Don't like dirt? Don't be a gardener
These dahlias are a small part of an intensely planted community garden plot. (Photos: Kathy Morrison) |
By Kathy Morrison
At the community garden where I've worked a plot for 15 years, the gardener two plots down from mine has a beautiful and intensely planted flower and vegetable garden. The gardener -- I'll call her Elena to protect her privacy -- has managed to fit grapes, blueberries, tomatoes, cane berries, dahlias, coneflowers, yarrow and dozens of other things into a 20-by-20-foot piece of ground, all the while keeping the weeds at bay. A retiree, she's there most mornings, tending something.
And when visitors to the garden round the corner and see Elena's plot, they stop and gawk. I don't blame them. But they don't see how hard she's worked to get it that way.
Those of us with plots often are asked by these same visitors how they can join the garden.
"There's a waiting list," we answer. "Call the parks district office and ask to be put on it."
The "Pink Lemonade" blueberries in Elena's plot always evoke exclamations of "wow" from passers-by. |
All of you on waiting lists all over the Sacramento region, do yourselves a favor. Consider all these things you don't have to worry about if you don't become a gardener:
-- You don't have to become intimately acquainted with dirt. Dirt's the stuff on your shoes, in your hair, on your shirt and under your fingernails. Soil is what the plants grow in.
-- You also don't have to worry about sweating through your gardening clothes. A couple times a day.

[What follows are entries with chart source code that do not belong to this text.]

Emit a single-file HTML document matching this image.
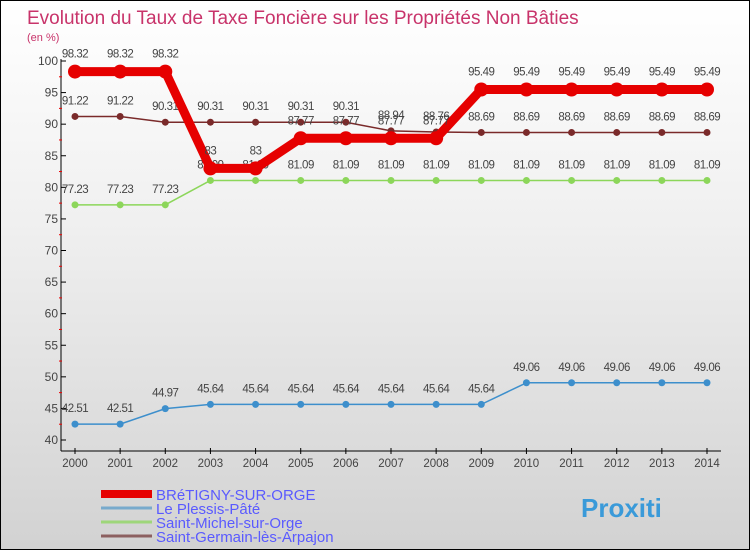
<!DOCTYPE html>
<html><head><meta charset="utf-8"><style>
body{margin:0}
#c{position:relative;width:748px;height:548px;border:1px solid #000;background:linear-gradient(#fff 0%,#f0f0f0 40%,#d2d2d2 100%);overflow:hidden;font-family:"Liberation Sans",sans-serif}
</style></head><body>
<div id="c">
<svg id="s" width="748" height="548" xmlns="http://www.w3.org/2000/svg"></svg>
</div>
<script>
const years=[2000,2001,2002,2003,2004,2005,2006,2007,2008,2009,2010,2011,2012,2013,2014];
const bretigny=[98.32,98.32,98.32,83,83,87.77,87.77,87.77,87.77,95.49,95.49,95.49,95.49,95.49,95.49];
const plessis=[42.51,42.51,44.97,45.64,45.64,45.64,45.64,45.64,45.64,45.64,49.06,49.06,49.06,49.06,49.06];
const michel=[77.23,77.23,77.23,81.09,81.09,81.09,81.09,81.09,81.09,81.09,81.09,81.09,81.09,81.09,81.09];
const germain=[91.22,91.22,90.31,90.31,90.31,90.31,90.31,88.94,88.76,88.69,88.69,88.69,88.69,88.69,88.69];
const yTicks=[40,45,50,55,60,65,70,75,80,85,90,95,100];
const names=["BRéTIGNY-SUR-ORGE","Le Plessis-Pâté","Saint-Michel-sur-Orge","Saint-Germain-lès-Arpajon"];
const NS="http://www.w3.org/2000/svg";
const s=document.getElementById('s');
const X=i=>74+i*(706-74)/(years.length-1);
const Y=v=>439-(v-40)*(439-60)/60;
function el(t,a,txt){const e=document.createElementNS(NS,t);for(const k in a)e.setAttribute(k,a[k]);if(txt!==undefined)e.textContent=txt;s.appendChild(e);return e;}
let e;
e=el('text',{x:26,y:23,fill:'#c8336a','font-size':19},'Evolution du Taux de Taxe Foncière sur les Propriétés Non Bâties');

e=el('text',{x:26,y:40,fill:'#c8336a','font-size':11},'(en %)');

e=el('line',{x1:60,y1:58,x2:60,y2:450,stroke:'#000'});

e=el('line',{x1:60,y1:450,x2:720,y2:450,stroke:'#000'});

yTicks.forEach(v=>{
 e=el('line',{x1:60,y1:Y(v),x2:65,y2:Y(v),stroke:'#000'});
 
 e=el('text',{x:57,y:Y(v)+4,'text-anchor':'end','font-size':12,fill:'#444'},v);
 
 if(v<100){e=el('line',{x1:58,y1:Y(v+2.5),x2:61,y2:Y(v+2.5),stroke:'#e00'});
 }
});
years.forEach((yr,i)=>{
 e=el('line',{x1:X(i),y1:447,x2:X(i),y2:453,stroke:'#000'});
 
 e=el('text',{x:X(i),y:466,'text-anchor':'middle','font-size':11.5,fill:'#444'},yr);
 
});
function series(data,color,w,r,name,dy){
 e=el('polyline',{points:data.map((v,i)=>X(i)+','+Y(v)).join(' '),fill:'none',stroke:color,'stroke-width':w,'stroke-linejoin':'round'});
 
 data.forEach((v,i)=>{
  e=el('circle',{cx:X(i),cy:Y(v),r:r,fill:color});
  
  e=el('text',{x:X(i),y:Y(v)+dy,'text-anchor':'middle','font-size':11.5,fill:'#444','letter-spacing':'-0.5'},v);
  
 });
}
series(michel,'#8cd65a',1.5,3.5,'saint-michel',-12);
series(plessis,'#3d8fcc',1.5,3.5,'plessis',-12);
series(germain,'#7a2a2a',1.5,3.5,'saint-germain',-12);
series(bretigny,'#e60000',9,7,'bretigny',-14);
const lc=['#e60000','#78aacc','#9ed67a','#8c6060'],lw=[8,3,3,3];
names.forEach((n,i)=>{
 const y=493+i*14;
 e=el('line',{x1:100,y1:y,x2:151,y2:y,stroke:lc[i],'stroke-width':lw[i]});
 
 e=el('text',{x:155,y:y+6,'font-size':15,fill:'#5a5aff'},n);
 
});
e=el('text',{x:580,y:516,'font-size':26,'font-weight':'bold',fill:'#3a9ad9'},'Proxiti');

</script>
</body></html>
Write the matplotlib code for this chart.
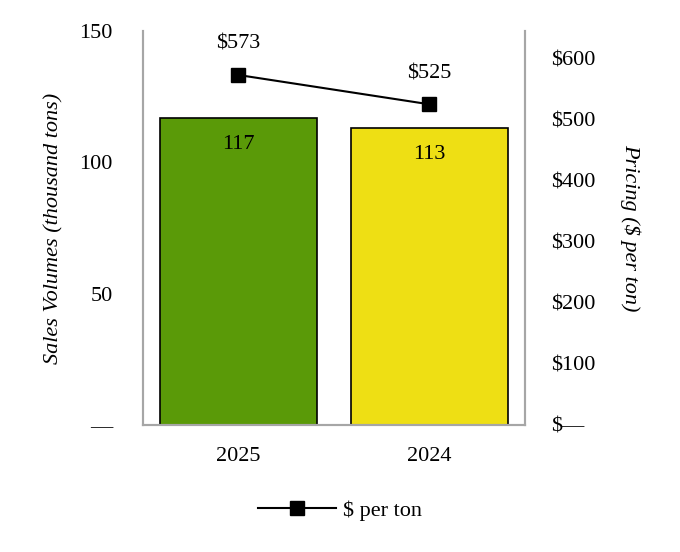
import numpy as np
import matplotlib.pyplot as plt
from matplotlib.ticker import FixedLocator, FixedFormatter

years = ["2025", "2024"]
volumes = [117, 113]
prices = [573, 525]
bar_colors = ["#5a9a08", "#eedf14"]
left_ticks = [0, 50, 100, 150]
left_labels = ["—", "50", "100", "150"]
right_ticks = [0, 100, 200, 300, 400, 500, 600]
right_labels = ["$—", "$100", "$200", "$300", "$400", "$500", "$600"]

plt.rcParams["font.family"] = ["Liberation Serif", "DejaVu Serif"]
plt.rcParams["font.size"] = 16

fig = plt.figure(figsize=(6.8, 5.52), dpi=100)
ax = fig.add_axes([0.2103, 0.2301, 0.5617, 0.7137])
x = np.arange(len(years))

bars = ax.bar(x, volumes, width=0.82, color=bar_colors, edgecolor="black",
              linewidth=1.2, zorder=2)
for xi, v in zip(x, volumes):
    ax.annotate(f"{v}", (xi, v), xytext=(0, -19), textcoords="offset points",
                ha="center", va="center")

ax.set_xlim(-0.5, 1.5)
ax.set_ylim(0, 150)
ax.set_xticks(x)
ax.set_xticklabels(years)
ax.yaxis.set_major_locator(FixedLocator(left_ticks))
ax.yaxis.set_major_formatter(FixedFormatter(left_labels))
ax.tick_params(axis="both", length=0)
ax.tick_params(axis="y", pad=22)
ax.tick_params(axis="x", pad=16)
ax.set_ylabel("Sales Volumes (thousand tons)", style="italic", labelpad=11)
ax.spines["top"].set_visible(False)
for s in ["left", "right", "bottom"]:
    ax.spines[s].set_color("#a6a6a6")
    ax.spines[s].set_linewidth(1.5)

ax2 = ax.twinx()
line, = ax2.plot(x, prices, color="black", linewidth=1.5, marker="s",
                 markersize=10, label="$ per ton", zorder=3)
for xi, p in zip(x, prices):
    ax2.annotate(f"${p}", (xi, p), xytext=(0, 22), textcoords="offset points",
                 ha="center", va="center")
ax2.set_ylim(0, 645)
ax2.yaxis.set_major_locator(FixedLocator(right_ticks))
ax2.yaxis.set_major_formatter(FixedFormatter(right_labels))
ax2.tick_params(axis="y", length=0, pad=19)
ax2.set_ylabel("Pricing ($ per ton)", style="italic", rotation=-90,
               labelpad=32)
ax2.spines["top"].set_visible(False)
for s in ["left", "right", "bottom"]:
    ax2.spines[s].set_color("#a6a6a6")
    ax2.spines[s].set_linewidth(1.5)

fig.legend(handles=[line], loc="center", bbox_to_anchor=(0.5, 0.075),
           frameon=False, handlelength=3.5, handletextpad=0.3)

fig.savefig("out.png", dpi=100)
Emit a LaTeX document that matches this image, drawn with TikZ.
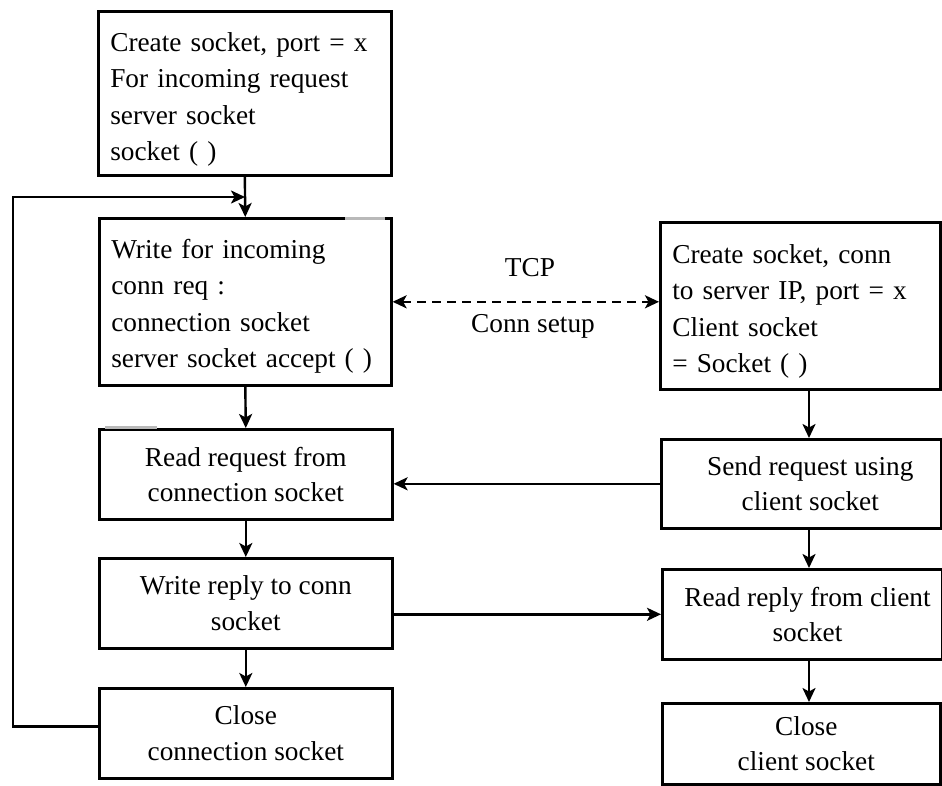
\documentclass[tikz,border=0pt]{standalone}
\usepackage{fontspec}
\setmainfont{Liberation Serif}
\usetikzlibrary{arrows.meta}
\begin{document}
\begin{tikzpicture}[x=1pt,y=-1pt,
  box/.style={draw, line width=2.6pt, inner xsep=12pt, inner ysep=0pt, anchor=north west,
    font=\fontsize{27.3}{35.5}\selectfont},
  lbox/.style={box, align=left, font=\fontsize{27.3}{36.5}\selectfont},
  cbox/.style={box, align=center},
  tip/.style={},
  arr/.style={line width=2.4pt, -{Stealth[length=14pt,width=13pt,inset=3.5pt]}},
  darr/.style={line width=2.4pt, dash pattern=on 9pt off 6pt,
    {Stealth[length=14pt,width=13pt,inset=3.5pt]}-{Stealth[length=14pt,width=13pt,inset=3.5pt]}},
  lbl/.style={font=\fontsize{27.3}{34}\selectfont},
  scanmark/.style={draw=gray!55, line width=3pt}
]
\useasboundingbox (0,0) rectangle (942,785);
\clip (0,0) rectangle (942,785);

% server side
\node[lbox, minimum width=293pt, minimum height=164pt, text width=269pt] (b1) at (97,10)
  {\rule{0pt}{31pt}Create socket, port = x\\For incoming request\\server socket\\socket ( )};
\node[lbox, minimum width=292pt, minimum height=167pt, text width=268pt] (b2) at (98,217)
  {\rule{0pt}{28pt}Write for incoming\\conn req :\\connection socket\\server socket accept ( )};
\node[cbox, minimum width=293pt, minimum height=90pt] (b3) at (98,428)
  {Read request from\\connection socket};
\node[cbox, minimum width=293pt, minimum height=90pt] (b4) at (98,557)
  {Write reply to conn\\socket};
\node[cbox, minimum width=293pt, minimum height=90pt] (b5) at (98,687)
  {Close\\connection socket};

% client side
\node[lbox, minimum width=280pt, minimum height=167pt, text width=256pt] (b6) at (659,221)
  {\rule{0pt}{30pt}Create socket, conn\\to server IP, port = x\\Client socket\\= Socket ( )};
\node[cbox, minimum width=280pt, minimum height=89pt] (b7) at (660,438)
  {\hspace*{18pt}Send request using\\\hspace*{18pt}client socket};
\node[cbox, minimum width=278pt, minimum height=90pt] (b8) at (661,568)
  {\hspace*{10pt}Read reply from client\\\hspace*{10pt}socket};
\node[cbox, minimum width=278pt, minimum height=81pt] (b9) at (661,702)
  {\hspace*{10pt}Close\\\hspace*{10pt}client socket};

% scan marks
\draw[scanmark] (345,218) -- (385,218);
\draw[scanmark] (105,427) -- (157,427);

% helper coordinates
\coordinate (rx) at (809,0);
\coordinate (lx) at (13,0);
\coordinate (m) at (245,197);

% server arrows
\draw[arr] (b1.south) -- (b2.north);
\draw[arr] (b2.south) -- (b3.north);
\draw[arr] (b3.south) -- (b4.north);
\draw[arr] (b4.south) -- (b5.north);
\draw[arr] ([yshift=7pt]b5.west) -| (lx |- m) -- (m);

% client arrows
\draw[arr] (b6.south -| rx) -- (b7.north -| rx);
\draw[arr] (b7.south -| rx) -- (b8.north -| rx);
\draw[arr] (b8.south -| rx) -- (b9.north -| rx);

% cross connections
\draw[darr] (b2.east) -- (b2.east -| b6.west);
\node[lbl] (tcp) at (530,268) {TCP};
\node[lbl] (cs) at (533,326) {Conn setup};
\draw[arr] (b7.west) -- (b7.west -| b3.east);
\draw[arr] (b8.west -| b4.east) -- (b8.west);
\end{tikzpicture}
\end{document}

-- You can sleep in on days that are predicted to have temperatures in the 100s. You don't have to jump out of bed as soon as it's light to wet down everything before the scorcher hits.
-- You can keep a manicure gorgeous for weeks; no weeds to pull!
-- You avoid the heartbreak of your lovingly tended seedlings succumbing to slugs.
-- You never have to worry that there aren't enough bees in the garden.
-- No fretting about the squirrels getting to that first ripe peach or tomato before you do.
-- You don't have to expend energy fighting spider mites and stink bugs.
-- You avoid conversations that start "Which tomatoes are you growing this year?"
-- Also, no fear of boring relatives with explanations of citrus rootstock. (Sorry about that, Kevin.)
-- You needn't worry that you're having meaningful, though one-sided, conversations with the worms in your compost pile.
-- You don't have to find homes for all the excess zucchini.
-- Phrases such as "organic mulch," "damping-off," "nitrogen deficiency" and "fusarium wilt" never become part of your vocabulary.
-- You don't wake up in the middle of the night wondering whether you should have planted something else.
See, life is so much easier if you don't start down that gardening path. But if you want to become an Elena, she shared the secret: "You have to put in the time."